-- Recorded information --

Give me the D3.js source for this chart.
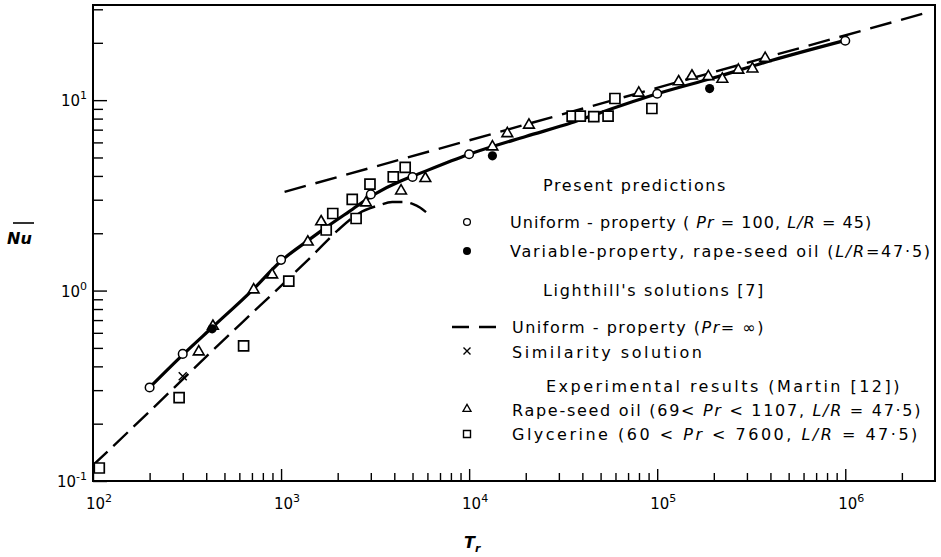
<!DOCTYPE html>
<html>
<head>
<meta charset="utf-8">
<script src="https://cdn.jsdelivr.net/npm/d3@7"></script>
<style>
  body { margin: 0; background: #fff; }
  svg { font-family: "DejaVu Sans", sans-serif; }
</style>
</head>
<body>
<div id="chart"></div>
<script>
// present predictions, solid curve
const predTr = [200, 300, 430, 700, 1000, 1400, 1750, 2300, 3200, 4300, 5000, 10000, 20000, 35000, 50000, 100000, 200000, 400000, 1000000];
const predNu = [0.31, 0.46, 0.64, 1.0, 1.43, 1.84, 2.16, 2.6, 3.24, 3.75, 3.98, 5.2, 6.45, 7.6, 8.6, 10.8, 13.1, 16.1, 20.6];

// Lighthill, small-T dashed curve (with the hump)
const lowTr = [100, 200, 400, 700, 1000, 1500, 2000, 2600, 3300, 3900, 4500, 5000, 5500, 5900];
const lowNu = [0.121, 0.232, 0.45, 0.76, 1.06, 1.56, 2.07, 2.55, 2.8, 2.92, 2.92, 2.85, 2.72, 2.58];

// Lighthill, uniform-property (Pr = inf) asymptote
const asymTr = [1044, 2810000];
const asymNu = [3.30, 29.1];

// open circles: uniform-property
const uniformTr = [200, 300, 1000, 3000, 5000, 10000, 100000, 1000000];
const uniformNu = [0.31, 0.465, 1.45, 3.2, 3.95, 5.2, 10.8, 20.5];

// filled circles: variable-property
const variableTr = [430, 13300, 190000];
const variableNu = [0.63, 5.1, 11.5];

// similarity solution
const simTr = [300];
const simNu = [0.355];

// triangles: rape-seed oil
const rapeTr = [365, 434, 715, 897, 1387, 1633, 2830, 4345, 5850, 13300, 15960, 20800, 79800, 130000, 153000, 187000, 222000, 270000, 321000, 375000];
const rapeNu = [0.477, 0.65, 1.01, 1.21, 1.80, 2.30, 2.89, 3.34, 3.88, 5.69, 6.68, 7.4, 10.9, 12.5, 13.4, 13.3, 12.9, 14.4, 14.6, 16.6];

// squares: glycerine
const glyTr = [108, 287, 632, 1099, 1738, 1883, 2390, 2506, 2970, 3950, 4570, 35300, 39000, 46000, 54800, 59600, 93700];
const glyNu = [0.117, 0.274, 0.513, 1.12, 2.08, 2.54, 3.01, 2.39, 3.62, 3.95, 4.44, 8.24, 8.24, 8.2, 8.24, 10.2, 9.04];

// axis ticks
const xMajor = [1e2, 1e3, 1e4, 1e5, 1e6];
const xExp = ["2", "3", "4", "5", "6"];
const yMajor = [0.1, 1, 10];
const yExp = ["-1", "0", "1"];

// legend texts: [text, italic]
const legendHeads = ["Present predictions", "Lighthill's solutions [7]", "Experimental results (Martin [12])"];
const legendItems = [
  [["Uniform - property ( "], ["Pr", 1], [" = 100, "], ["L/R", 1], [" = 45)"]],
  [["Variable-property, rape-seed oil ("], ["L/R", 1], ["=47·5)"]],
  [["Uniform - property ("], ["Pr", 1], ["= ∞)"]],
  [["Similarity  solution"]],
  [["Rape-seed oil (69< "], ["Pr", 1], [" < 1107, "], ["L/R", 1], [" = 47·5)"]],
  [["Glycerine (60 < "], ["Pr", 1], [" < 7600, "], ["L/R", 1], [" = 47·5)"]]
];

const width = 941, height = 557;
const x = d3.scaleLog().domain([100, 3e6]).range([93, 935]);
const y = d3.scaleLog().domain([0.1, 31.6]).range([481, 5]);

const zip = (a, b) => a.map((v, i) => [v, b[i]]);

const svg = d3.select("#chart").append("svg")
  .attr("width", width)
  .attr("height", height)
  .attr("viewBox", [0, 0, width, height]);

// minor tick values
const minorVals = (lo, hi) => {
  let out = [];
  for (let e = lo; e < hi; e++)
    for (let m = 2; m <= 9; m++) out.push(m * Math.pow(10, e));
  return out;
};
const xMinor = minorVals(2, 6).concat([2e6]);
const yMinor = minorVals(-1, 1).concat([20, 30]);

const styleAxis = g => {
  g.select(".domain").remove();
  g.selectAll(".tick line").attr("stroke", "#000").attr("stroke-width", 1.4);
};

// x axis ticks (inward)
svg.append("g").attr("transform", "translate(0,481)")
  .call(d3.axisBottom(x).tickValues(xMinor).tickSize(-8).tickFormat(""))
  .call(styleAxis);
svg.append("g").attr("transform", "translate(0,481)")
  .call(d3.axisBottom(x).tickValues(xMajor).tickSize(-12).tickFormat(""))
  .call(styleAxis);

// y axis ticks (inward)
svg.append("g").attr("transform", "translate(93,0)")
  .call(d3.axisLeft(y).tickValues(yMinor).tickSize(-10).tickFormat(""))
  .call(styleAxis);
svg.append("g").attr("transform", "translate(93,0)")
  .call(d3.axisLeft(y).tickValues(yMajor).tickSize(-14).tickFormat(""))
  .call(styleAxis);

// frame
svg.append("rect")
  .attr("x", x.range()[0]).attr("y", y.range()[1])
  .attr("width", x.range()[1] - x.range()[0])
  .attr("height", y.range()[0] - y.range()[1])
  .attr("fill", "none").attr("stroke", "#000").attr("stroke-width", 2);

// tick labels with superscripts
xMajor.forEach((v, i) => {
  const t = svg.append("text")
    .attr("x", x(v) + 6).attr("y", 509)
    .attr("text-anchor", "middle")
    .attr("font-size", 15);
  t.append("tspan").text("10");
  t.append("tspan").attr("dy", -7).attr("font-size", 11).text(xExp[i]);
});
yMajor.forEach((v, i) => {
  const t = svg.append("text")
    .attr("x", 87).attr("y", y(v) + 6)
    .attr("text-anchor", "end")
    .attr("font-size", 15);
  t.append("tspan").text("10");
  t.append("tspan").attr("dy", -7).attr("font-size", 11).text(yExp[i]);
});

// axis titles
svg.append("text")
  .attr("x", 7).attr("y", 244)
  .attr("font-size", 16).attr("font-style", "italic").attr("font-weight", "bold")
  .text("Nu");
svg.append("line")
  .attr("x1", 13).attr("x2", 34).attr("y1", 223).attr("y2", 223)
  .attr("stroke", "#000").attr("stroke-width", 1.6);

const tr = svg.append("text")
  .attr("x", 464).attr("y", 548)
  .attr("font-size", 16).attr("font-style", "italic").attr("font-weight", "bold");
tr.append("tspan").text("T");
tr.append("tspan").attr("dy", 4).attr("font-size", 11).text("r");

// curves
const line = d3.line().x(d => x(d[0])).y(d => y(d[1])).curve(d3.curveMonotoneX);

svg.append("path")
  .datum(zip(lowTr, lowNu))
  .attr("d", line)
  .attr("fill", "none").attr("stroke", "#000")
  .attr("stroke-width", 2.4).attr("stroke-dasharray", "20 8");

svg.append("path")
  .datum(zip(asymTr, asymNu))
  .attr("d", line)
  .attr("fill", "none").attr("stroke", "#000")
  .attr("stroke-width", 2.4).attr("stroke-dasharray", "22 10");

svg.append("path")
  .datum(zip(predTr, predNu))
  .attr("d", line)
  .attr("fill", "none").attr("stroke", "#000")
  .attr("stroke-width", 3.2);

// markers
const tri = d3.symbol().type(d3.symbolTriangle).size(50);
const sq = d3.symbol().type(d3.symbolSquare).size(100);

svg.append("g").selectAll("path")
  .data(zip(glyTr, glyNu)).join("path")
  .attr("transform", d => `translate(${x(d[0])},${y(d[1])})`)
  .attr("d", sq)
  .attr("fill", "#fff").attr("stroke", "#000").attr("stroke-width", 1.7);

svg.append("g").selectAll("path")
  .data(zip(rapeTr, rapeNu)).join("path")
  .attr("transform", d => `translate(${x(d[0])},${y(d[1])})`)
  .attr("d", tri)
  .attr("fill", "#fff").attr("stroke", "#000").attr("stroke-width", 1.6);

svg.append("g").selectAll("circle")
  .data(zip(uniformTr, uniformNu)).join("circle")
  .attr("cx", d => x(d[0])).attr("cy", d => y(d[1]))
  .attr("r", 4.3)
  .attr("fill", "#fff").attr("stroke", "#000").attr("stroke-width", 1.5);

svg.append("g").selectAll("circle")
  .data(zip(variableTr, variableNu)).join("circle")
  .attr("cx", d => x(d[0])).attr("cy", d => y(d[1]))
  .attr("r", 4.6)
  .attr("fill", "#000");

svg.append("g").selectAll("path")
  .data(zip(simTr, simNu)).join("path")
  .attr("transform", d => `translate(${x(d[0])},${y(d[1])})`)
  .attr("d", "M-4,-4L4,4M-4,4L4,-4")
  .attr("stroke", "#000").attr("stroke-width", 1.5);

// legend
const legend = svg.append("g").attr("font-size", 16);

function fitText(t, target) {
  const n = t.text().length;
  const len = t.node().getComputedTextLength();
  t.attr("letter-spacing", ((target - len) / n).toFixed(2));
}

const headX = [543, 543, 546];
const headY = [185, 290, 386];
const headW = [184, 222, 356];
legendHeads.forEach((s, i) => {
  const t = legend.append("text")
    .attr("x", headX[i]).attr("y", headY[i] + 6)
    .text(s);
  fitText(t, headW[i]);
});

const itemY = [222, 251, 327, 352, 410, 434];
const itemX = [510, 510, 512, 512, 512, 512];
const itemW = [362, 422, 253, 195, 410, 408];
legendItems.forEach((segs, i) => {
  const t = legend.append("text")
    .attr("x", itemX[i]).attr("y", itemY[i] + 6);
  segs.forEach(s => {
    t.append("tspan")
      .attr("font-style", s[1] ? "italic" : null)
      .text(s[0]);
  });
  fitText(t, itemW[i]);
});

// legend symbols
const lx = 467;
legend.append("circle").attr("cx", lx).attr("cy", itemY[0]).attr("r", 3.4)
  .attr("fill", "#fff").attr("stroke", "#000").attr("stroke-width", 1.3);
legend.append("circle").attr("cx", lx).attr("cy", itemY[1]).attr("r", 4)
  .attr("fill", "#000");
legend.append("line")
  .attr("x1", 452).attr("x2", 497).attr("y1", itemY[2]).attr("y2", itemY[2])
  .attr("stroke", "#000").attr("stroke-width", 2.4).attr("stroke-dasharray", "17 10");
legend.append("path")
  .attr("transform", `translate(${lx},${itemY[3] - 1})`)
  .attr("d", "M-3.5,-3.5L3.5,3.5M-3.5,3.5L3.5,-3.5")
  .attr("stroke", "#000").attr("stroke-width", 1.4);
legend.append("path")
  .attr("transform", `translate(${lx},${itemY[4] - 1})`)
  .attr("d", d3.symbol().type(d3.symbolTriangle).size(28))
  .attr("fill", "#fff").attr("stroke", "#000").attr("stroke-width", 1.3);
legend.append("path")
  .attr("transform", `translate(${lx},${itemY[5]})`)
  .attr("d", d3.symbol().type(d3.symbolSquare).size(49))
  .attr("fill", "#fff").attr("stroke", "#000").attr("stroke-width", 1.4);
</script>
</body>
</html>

-- Task to complete --
Write out an exact copy of the listing, first line through the line containing "const variableNu = [0.63, 5.1, 11.5];", with the pictures left out.

-- Solution for this exercise --
Give me the D3.js source for this chart.
<!DOCTYPE html>
<html>
<head>
<meta charset="utf-8">
<script src="https://cdn.jsdelivr.net/npm/d3@7"></script>
<style>
  body { margin: 0; background: #fff; }
  svg { font-family: "DejaVu Sans", sans-serif; }
</style>
</head>
<body>
<div id="chart"></div>
<script>
// present predictions, solid curve
const predTr = [200, 300, 430, 700, 1000, 1400, 1750, 2300, 3200, 4300, 5000, 10000, 20000, 35000, 50000, 100000, 200000, 400000, 1000000];
const predNu = [0.31, 0.46, 0.64, 1.0, 1.43, 1.84, 2.16, 2.6, 3.24, 3.75, 3.98, 5.2, 6.45, 7.6, 8.6, 10.8, 13.1, 16.1, 20.6];

// Lighthill, small-T dashed curve (with the hump)
const lowTr = [100, 200, 400, 700, 1000, 1500, 2000, 2600, 3300, 3900, 4500, 5000, 5500, 5900];
const lowNu = [0.121, 0.232, 0.45, 0.76, 1.06, 1.56, 2.07, 2.55, 2.8, 2.92, 2.92, 2.85, 2.72, 2.58];

// Lighthill, uniform-property (Pr = inf) asymptote
const asymTr = [1044, 2810000];
const asymNu = [3.30, 29.1];

// open circles: uniform-property
const uniformTr = [200, 300, 1000, 3000, 5000, 10000, 100000, 1000000];
const uniformNu = [0.31, 0.465, 1.45, 3.2, 3.95, 5.2, 10.8, 20.5];

// filled circles: variable-property
const variableTr = [430, 13300, 190000];
const variableNu = [0.63, 5.1, 11.5];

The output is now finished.